I will be home with a fine brush of memory to dust so many familiar things. One of the B&Bs in my hometown was a beautiful, old house that was boarded up for years. As a teenager, I saw them renovate that home to its former glory. My fiance says that’s why you want a porch and a garden. This is what I knew, what I grew up with during part of my youth. Even when we lived in Section 8 housing, I lived between a highway and a cornfield. The large Kmart, where my mother sent me on countless errands, once stood in front of those apartments and is now long gone. I walked across the busy intersection to attend junior high when we lived there.
When my mother got a house, I made sure my brothers were ready for school, then caught my bus at Chicago Avenue and Station Street to go to high school.
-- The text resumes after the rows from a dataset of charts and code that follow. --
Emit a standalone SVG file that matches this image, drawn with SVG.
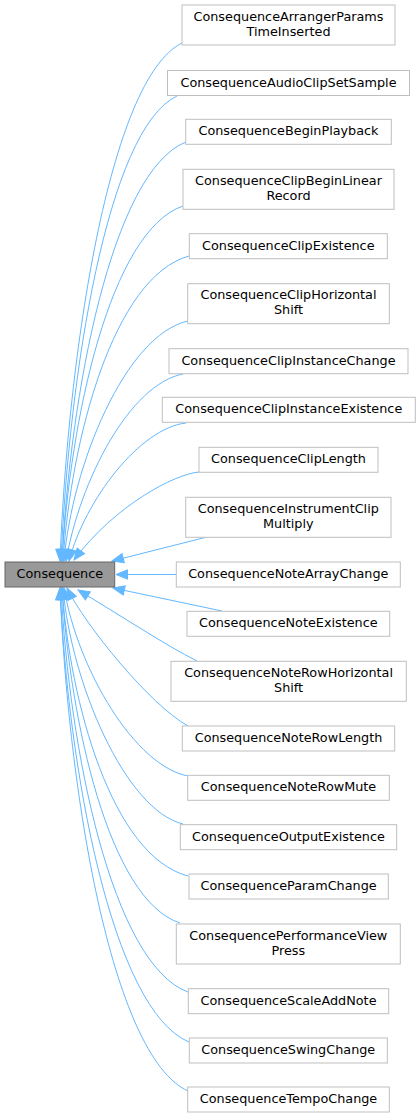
<svg xmlns="http://www.w3.org/2000/svg" width="420" height="1118" viewBox="0 0 420 1118">
<style>
.n rect{fill:#ffffff;stroke:#bfbfbf;stroke-width:1}
.n.base rect{fill:#999999;stroke:#666666}
.n text{font-family:"DejaVu Sans","Liberation Sans",sans-serif;font-size:12.8px;fill:#000000;text-anchor:middle}
#edges path{fill:none;stroke:#63b8ff;stroke-width:1;marker-end:url(#arr)}
</style>
<defs>
<marker id="arr" markerUnits="userSpaceOnUse" markerWidth="14" markerHeight="12" refX="11.5" refY="4.7" orient="auto" overflow="visible">
<path d="M0,0 L11.5,4.7 L0,9.4 Z" fill="#63b8ff" stroke="#63b8ff" stroke-width="1"/>
</marker>
</defs>
<rect x="0" y="0" width="420" height="1118" fill="#ffffff"/>
<g id="edges">
<path d="M182,43 C109,79 68,354 60,561"/>
<path d="M177,96 C107,129 69,376 61,561"/>
<path d="M186,142 C112,171 70,394 62,561"/>
<path d="M183,206 C110,231 70,420 62,561"/>
<path d="M189,256 C113,277 71,440 63,561"/>
<path d="M188,321 C125,335 72,466 64,561"/>
<path d="M183,374 C130,384 80,480 66,561"/>
<path d="M186,423 C140,428 85,500 69,561"/>
<path d="M199,472 C175,474 115,505 74,560"/>
<path d="M207,537 L112,561"/>
<path d="M176,574.5 L116,574.5"/>
<path d="M222,611 L113,588"/>
<path d="M197,661 C165,645 120,615 78,590"/>
<path d="M188,726 C150,705 85,625 67,588"/>
<path d="M188,776 C135,766 78,670 64,588"/>
<path d="M183,824 C125,810 71,682 63,588"/>
<path d="M188,876 C112,856 70,703 62,588"/>
<path d="M180,923 C109,900 70,721 62,588"/>
<path d="M188,992 C112,964 69,749 61,588"/>
<path d="M189,1042 C112,1010 68,769 60,588"/>
<path d="M188,1091 C111,1056 68,789 60,588"/>
</g>
<g id="n-consequence" class="n base"><rect x="5" y="562" width="109.7" height="25"/><text x="59.8" y="578">Consequence</text></g>
<g id="n-arranger" class="n"><rect x="182" y="5" width="213" height="40"/><text x="288.5" y="20.7">ConsequenceArrangerParams</text><text x="288.5" y="35.7">TimeInserted</text></g>
<g id="n-audioclip" class="n"><rect x="167.5" y="70.5" width="242" height="25"/><text x="288.5" y="86.5">ConsequenceAudioClipSetSample</text></g>
<g id="n-beginplayback" class="n"><rect x="185.7" y="119.3" width="205.6" height="25"/><text x="288.5" y="135.4">ConsequenceBeginPlayback</text></g>
<g id="n-clipbeginlinear" class="n"><rect x="183" y="169.3" width="211" height="40"/><text x="288.5" y="185">ConsequenceClipBeginLinear</text><text x="288.5" y="200">Record</text></g>
<g id="n-clipexistence" class="n"><rect x="189.3" y="233.7" width="198" height="25"/><text x="288.3" y="249.7">ConsequenceClipExistence</text></g>
<g id="n-cliphorizontal" class="n"><rect x="187.7" y="283.7" width="201.6" height="40"/><text x="288.5" y="299.4">ConsequenceClipHorizontal</text><text x="288.5" y="314.4">Shift</text></g>
<g id="n-clipinstancechange" class="n"><rect x="169" y="348.7" width="239" height="25"/><text x="288.5" y="364.7">ConsequenceClipInstanceChange</text></g>
<g id="n-clipinstanceexistence" class="n"><rect x="162.3" y="397.3" width="253" height="25"/><text x="288.8" y="413.3">ConsequenceClipInstanceExistence</text></g>
<g id="n-cliplength" class="n"><rect x="199" y="447.3" width="179" height="25"/><text x="288.5" y="463.3">ConsequenceClipLength</text></g>
<g id="n-instrumentclip" class="n"><rect x="185.7" y="497.3" width="205.3" height="40"/><text x="288.3" y="513">ConsequenceInstrumentClip</text><text x="288.3" y="528">Multiply</text></g>
<g id="n-notearraychange" class="n"><rect x="176.3" y="562" width="224" height="25"/><text x="288.3" y="578">ConsequenceNoteArrayChange</text></g>
<g id="n-noteexistence" class="n"><rect x="187" y="611.3" width="202.7" height="25"/><text x="288.3" y="627.3">ConsequenceNoteExistence</text></g>
<g id="n-noterowhorizontal" class="n"><rect x="171" y="661.3" width="235.3" height="40"/><text x="288.6" y="677">ConsequenceNoteRowHorizontal</text><text x="288.6" y="692">Shift</text></g>
<g id="n-noterowlength" class="n"><rect x="182.3" y="726" width="212.4" height="25"/><text x="288.5" y="742">ConsequenceNoteRowLength</text></g>
<g id="n-noterowmute" class="n"><rect x="187.7" y="775.3" width="201.6" height="25"/><text x="288.5" y="791.3">ConsequenceNoteRowMute</text></g>
<g id="n-outputexistence" class="n"><rect x="180.3" y="824.7" width="216.4" height="25"/><text x="288.5" y="840.7">ConsequenceOutputExistence</text></g>
<g id="n-paramchange" class="n"><rect x="189" y="874" width="199.3" height="25"/><text x="288.6" y="890">ConsequenceParamChange</text></g>
<g id="n-performanceview" class="n"><rect x="176.3" y="924" width="224" height="40"/><text x="288.3" y="939.7">ConsequencePerformanceView</text><text x="288.3" y="954.7">Press</text></g>
<g id="n-scaleaddnote" class="n"><rect x="188.3" y="988.7" width="200.4" height="25"/><text x="288.5" y="1004.7">ConsequenceScaleAddNote</text></g>
<g id="n-swingchange" class="n"><rect x="189.3" y="1038" width="198" height="25"/><text x="288.3" y="1054">ConsequenceSwingChange</text></g>
<g id="n-tempochange" class="n"><rect x="187.7" y="1087" width="201.6" height="25"/><text x="288.5" y="1103">ConsequenceTempoChange</text></g>
</svg>
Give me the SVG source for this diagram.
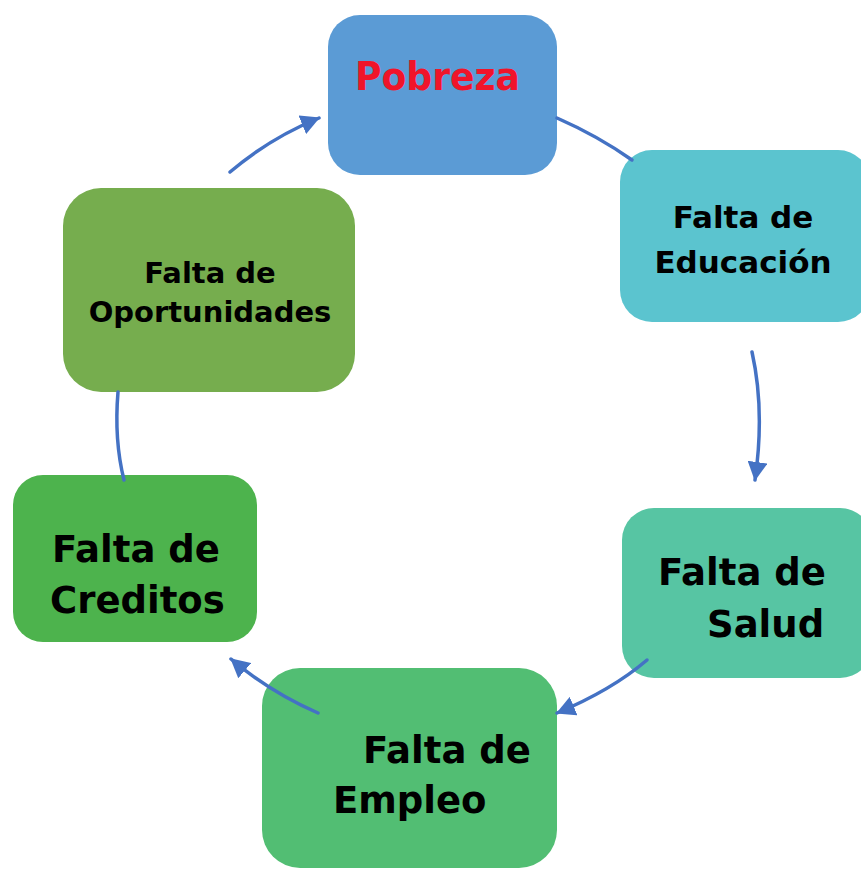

One of the sisters I rode the bus with introduced me to R. Kelly & Public Announcement on her headphones there. If we had only known then…We’d be dropped off there, me, Lonell, Marshall, Stephanie, Angie. There were trees on our block, and sometimes in the summer, shootings. I grew tomatoes on the side of my mother’s house, clipped the hedges, and mowed the lawn. I would walk to work when the library was still at 306 S. Indiana. Working at the public library was my first job and my safe haven.
It’s funny that now, I find myself going to different cities and meeting new people. Some of them who have never heard of Kankakee, and others who will probably never see it, unless they pass Exit 315 or those same apartments where I lived, just off I-57. When I go to other cities or even when I go to one of the places I call home, I feel like I am picking up bright, soft ribbons or shiny beads like a mockingbird looking for something to treasure. I am hoping each bauble helps me remember what the place might be like or what it was.